═══ Data excerpt ═══

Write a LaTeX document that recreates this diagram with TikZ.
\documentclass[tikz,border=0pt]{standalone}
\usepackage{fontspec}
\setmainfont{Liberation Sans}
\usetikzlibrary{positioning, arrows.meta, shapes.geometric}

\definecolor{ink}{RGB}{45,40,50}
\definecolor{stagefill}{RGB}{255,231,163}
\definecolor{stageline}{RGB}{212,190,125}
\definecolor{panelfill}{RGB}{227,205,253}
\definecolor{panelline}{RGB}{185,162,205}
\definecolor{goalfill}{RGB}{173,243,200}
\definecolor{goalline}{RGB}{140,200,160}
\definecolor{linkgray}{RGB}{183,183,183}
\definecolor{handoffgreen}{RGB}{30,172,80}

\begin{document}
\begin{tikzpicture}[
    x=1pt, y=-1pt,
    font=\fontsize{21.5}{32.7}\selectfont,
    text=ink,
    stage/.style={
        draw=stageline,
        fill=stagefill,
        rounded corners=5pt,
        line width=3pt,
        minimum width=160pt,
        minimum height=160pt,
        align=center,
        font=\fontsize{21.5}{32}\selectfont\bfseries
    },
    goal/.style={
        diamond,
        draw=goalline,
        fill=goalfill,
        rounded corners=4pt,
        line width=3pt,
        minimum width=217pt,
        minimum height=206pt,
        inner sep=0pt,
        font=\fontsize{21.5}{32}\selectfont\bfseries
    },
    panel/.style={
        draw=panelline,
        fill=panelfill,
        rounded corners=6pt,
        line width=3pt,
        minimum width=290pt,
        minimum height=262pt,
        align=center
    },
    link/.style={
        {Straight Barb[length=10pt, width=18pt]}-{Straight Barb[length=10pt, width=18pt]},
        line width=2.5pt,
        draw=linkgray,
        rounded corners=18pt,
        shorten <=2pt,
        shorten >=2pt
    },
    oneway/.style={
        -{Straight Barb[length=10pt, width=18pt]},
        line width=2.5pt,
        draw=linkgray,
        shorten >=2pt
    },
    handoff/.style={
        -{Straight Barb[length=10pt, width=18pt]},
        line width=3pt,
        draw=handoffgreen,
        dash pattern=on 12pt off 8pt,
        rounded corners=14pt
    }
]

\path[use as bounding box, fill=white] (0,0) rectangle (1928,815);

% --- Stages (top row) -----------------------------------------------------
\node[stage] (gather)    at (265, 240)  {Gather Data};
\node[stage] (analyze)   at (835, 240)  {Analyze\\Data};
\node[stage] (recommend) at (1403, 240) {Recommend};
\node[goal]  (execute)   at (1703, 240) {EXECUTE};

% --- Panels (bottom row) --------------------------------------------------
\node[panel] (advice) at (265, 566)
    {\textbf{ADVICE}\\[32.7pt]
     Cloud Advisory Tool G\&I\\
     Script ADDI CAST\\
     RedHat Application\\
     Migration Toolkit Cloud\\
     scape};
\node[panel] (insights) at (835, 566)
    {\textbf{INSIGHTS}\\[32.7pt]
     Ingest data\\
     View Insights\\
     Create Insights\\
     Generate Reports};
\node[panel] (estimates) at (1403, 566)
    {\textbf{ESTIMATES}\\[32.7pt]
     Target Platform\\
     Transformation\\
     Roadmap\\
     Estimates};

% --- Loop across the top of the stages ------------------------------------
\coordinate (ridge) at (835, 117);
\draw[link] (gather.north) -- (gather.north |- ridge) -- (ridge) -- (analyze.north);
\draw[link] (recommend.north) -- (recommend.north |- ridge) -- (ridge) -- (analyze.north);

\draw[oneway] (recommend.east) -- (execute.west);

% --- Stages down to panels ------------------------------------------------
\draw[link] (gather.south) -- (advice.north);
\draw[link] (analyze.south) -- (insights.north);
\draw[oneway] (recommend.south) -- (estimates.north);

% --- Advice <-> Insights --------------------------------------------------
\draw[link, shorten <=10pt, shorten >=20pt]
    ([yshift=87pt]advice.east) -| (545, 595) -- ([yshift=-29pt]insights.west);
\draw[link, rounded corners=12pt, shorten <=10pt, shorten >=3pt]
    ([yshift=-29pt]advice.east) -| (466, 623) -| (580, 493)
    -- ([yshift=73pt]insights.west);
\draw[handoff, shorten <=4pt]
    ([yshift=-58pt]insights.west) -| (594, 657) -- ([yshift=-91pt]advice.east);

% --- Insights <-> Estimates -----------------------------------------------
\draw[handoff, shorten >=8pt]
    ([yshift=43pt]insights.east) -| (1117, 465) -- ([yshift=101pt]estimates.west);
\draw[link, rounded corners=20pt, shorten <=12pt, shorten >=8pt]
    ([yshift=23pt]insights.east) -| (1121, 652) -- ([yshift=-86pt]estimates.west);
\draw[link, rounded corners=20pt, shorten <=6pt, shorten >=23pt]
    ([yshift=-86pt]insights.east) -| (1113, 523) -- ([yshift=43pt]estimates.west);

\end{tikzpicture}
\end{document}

═══

■ What to do
Your task is to quote the listing above word for word.

■ Result
Write a LaTeX document that recreates this diagram with TikZ.
\documentclass[tikz,border=0pt]{standalone}
\usepackage{fontspec}
\setmainfont{Liberation Sans}
\usetikzlibrary{positioning, arrows.meta, shapes.geometric}

\definecolor{ink}{RGB}{45,40,50}
\definecolor{stagefill}{RGB}{255,231,163}
\definecolor{stageline}{RGB}{212,190,125}
\definecolor{panelfill}{RGB}{227,205,253}
\definecolor{panelline}{RGB}{185,162,205}
\definecolor{goalfill}{RGB}{173,243,200}
\definecolor{goalline}{RGB}{140,200,160}
\definecolor{linkgray}{RGB}{183,183,183}
\definecolor{handoffgreen}{RGB}{30,172,80}

\begin{document}
\begin{tikzpicture}[
    x=1pt, y=-1pt,
    font=\fontsize{21.5}{32.7}\selectfont,
    text=ink,
    stage/.style={
        draw=stageline,
        fill=stagefill,
        rounded corners=5pt,
        line width=3pt,
        minimum width=160pt,
        minimum height=160pt,
        align=center,
        font=\fontsize{21.5}{32}\selectfont\bfseries
    },
    goal/.style={
        diamond,
        draw=goalline,
        fill=goalfill,
        rounded corners=4pt,
        line width=3pt,
        minimum width=217pt,
        minimum height=206pt,
        inner sep=0pt,
        font=\fontsize{21.5}{32}\selectfont\bfseries
    },
    panel/.style={
        draw=panelline,
        fill=panelfill,
        rounded corners=6pt,
        line width=3pt,
        minimum width=290pt,
        minimum height=262pt,
        align=center
    },
    link/.style={
        {Straight Barb[length=10pt, width=18pt]}-{Straight Barb[length=10pt, width=18pt]},
        line width=2.5pt,
        draw=linkgray,
        rounded corners=18pt,
        shorten <=2pt,
        shorten >=2pt
    },
    oneway/.style={
        -{Straight Barb[length=10pt, width=18pt]},
        line width=2.5pt,
        draw=linkgray,
        shorten >=2pt
    },
    handoff/.style={
        -{Straight Barb[length=10pt, width=18pt]},
        line width=3pt,
        draw=handoffgreen,
        dash pattern=on 12pt off 8pt,
        rounded corners=14pt
    }
]

\path[use as bounding box, fill=white] (0,0) rectangle (1928,815);

% --- Stages (top row) -----------------------------------------------------
\node[stage] (gather)    at (265, 240)  {Gather Data};
\node[stage] (analyze)   at (835, 240)  {Analyze\\Data};
\node[stage] (recommend) at (1403, 240) {Recommend};
\node[goal]  (execute)   at (1703, 240) {EXECUTE};

% --- Panels (bottom row) --------------------------------------------------
\node[panel] (advice) at (265, 566)
    {\textbf{ADVICE}\\[32.7pt]
     Cloud Advisory Tool G\&I\\
     Script ADDI CAST\\
     RedHat Application\\
     Migration Toolkit Cloud\\
     scape};
\node[panel] (insights) at (835, 566)
    {\textbf{INSIGHTS}\\[32.7pt]
     Ingest data\\
     View Insights\\
     Create Insights\\
     Generate Reports};
\node[panel] (estimates) at (1403, 566)
    {\textbf{ESTIMATES}\\[32.7pt]
     Target Platform\\
     Transformation\\
     Roadmap\\
     Estimates};

% --- Loop across the top of the stages ------------------------------------
\coordinate (ridge) at (835, 117);
\draw[link] (gather.north) -- (gather.north |- ridge) -- (ridge) -- (analyze.north);
\draw[link] (recommend.north) -- (recommend.north |- ridge) -- (ridge) -- (analyze.north);

\draw[oneway] (recommend.east) -- (execute.west);

% --- Stages down to panels ------------------------------------------------
\draw[link] (gather.south) -- (advice.north);
\draw[link] (analyze.south) -- (insights.north);
\draw[oneway] (recommend.south) -- (estimates.north);

% --- Advice <-> Insights --------------------------------------------------
\draw[link, shorten <=10pt, shorten >=20pt]
    ([yshift=87pt]advice.east) -| (545, 595) -- ([yshift=-29pt]insights.west);
\draw[link, rounded corners=12pt, shorten <=10pt, shorten >=3pt]
    ([yshift=-29pt]advice.east) -| (466, 623) -| (580, 493)
    -- ([yshift=73pt]insights.west);
\draw[handoff, shorten <=4pt]
    ([yshift=-58pt]insights.west) -| (594, 657) -- ([yshift=-91pt]advice.east);

% --- Insights <-> Estimates -----------------------------------------------
\draw[handoff, shorten >=8pt]
    ([yshift=43pt]insights.east) -| (1117, 465) -- ([yshift=101pt]estimates.west);
\draw[link, rounded corners=20pt, shorten <=12pt, shorten >=8pt]
    ([yshift=23pt]insights.east) -| (1121, 652) -- ([yshift=-86pt]estimates.west);
\draw[link, rounded corners=20pt, shorten <=6pt, shorten >=23pt]
    ([yshift=-86pt]insights.east) -| (1113, 523) -- ([yshift=43pt]estimates.west);

\end{tikzpicture}
\end{document}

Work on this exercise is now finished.